IDXChannel - Peneliti Center for Indonesian Policy Studies (CIPS) Azizah Fauzi mengungkapkan, saat ini kedelai lokal masih menghadapi banyak tantangan. Baik secara harga, kualitas, maupun produktivitas.
“Terdapat beberapa masalah dalam pengelolaan kedelai di Tanah Air. Yang pertama adalah merosotnya produksi kedelai lokal setiap tahunnya,” ujar Azizah melalui keterangan resminya, Jumat (9/9/2022).
Dia mengatakan, produksi kedelai domestik kian merosot tiap tahunnya. Berdasarkan data USDA, Indonesia menghasilkan 580.000 ton kedelai di tahun 2015 dan merosot 18 persen menjadi hanya 475.000 ton pada tahun 2020.
Sementara data yang dihimpun CIPS melalui Food Monitor, penurunan ini berbanding terbalik dengan jumlah total konsumsi nasional pada 2020 yang meningkat sebesar 15 persen mencapai 3.283.000 juta ton dari total konsumsi 2015 yang berjumlah 2.854.000 juta ton.
Menurut Azizah, beberapa pemicu utama kemerosotan produksi adalah penurunan luas lahan pertanian kedelai hingga masih digunakannya cara konvensional dalam penanaman dan pembudidayaan yang menyebabkan mandeknya peningkatan kuantitas produksi.
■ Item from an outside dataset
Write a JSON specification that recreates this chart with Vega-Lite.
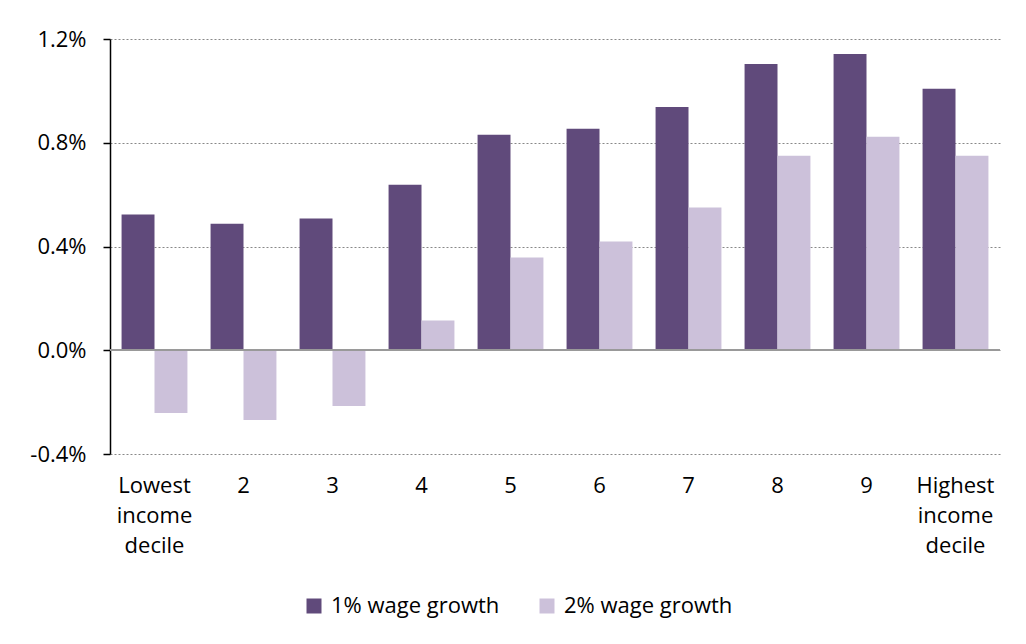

Luas panen kedelai dari tahun 2015 – 2021 juga menurun sebesar 20,45 persen, dari 440.000 hektar menjadi 350.000 hektar.
Selanjutnya adalah minimnya modernisasi pertanian kedelai yang menyebabkan rendahnya produktivitas.
"Meningkatkan produktivitas kedelai di Indonesia bukanlah hal yang mudah. Selain penurunan luas lahan panen kedelai, rendahnya minat petani untuk menanam kedelai juga menjadi kendala," papar Azizah.
Kata dia, kedelai hingga saat ini masih dianggap sebagai tanaman penyeling karena dianggap kurang menguntungkan dibandingkan dengan tanaman pangan lain, seperti jagung dan padi. Petani kedelai di Indonesia dihadapkan pada kenyataan bahwa ongkos produksi tidak sebanding dengan harga jualnya.
“Inkonsistensi ini menyebabkan input pertanian yang digunakan belum tentu bekerja dengan maksimal sehingga kedelai yang ditanam tidak menghasilkan panen sebagaimana yang diharapkan,” tambah Azizah.
Selain minat dan keuntungan yang rendah, petani kedelai juga dihadapkan pada tantangan iklim.
Dia menerangkan, iklim tropis di Indonesia secara umum tidak terlalu cocok untuk kedelai yang hanya tumbuh subur di daerah sub-tropis seperti di Amerika Serikat, salah satu produsen terbesar dan eksportir utama kedelai ke Indonesia.
Para pemangku kepentingan, terutama pemerintah, perlu memperhatikan tantangan pada rentannya rantai pasok kedelai impor, serta perbaikan kuantitas dan kualitas produksi kedelai lokal.
"Fokus utama pemerintah sebaiknya adalah mempercepat proses revitalisasi dan penguatan rantai pasok kedelai dalam negeri," ucapnya.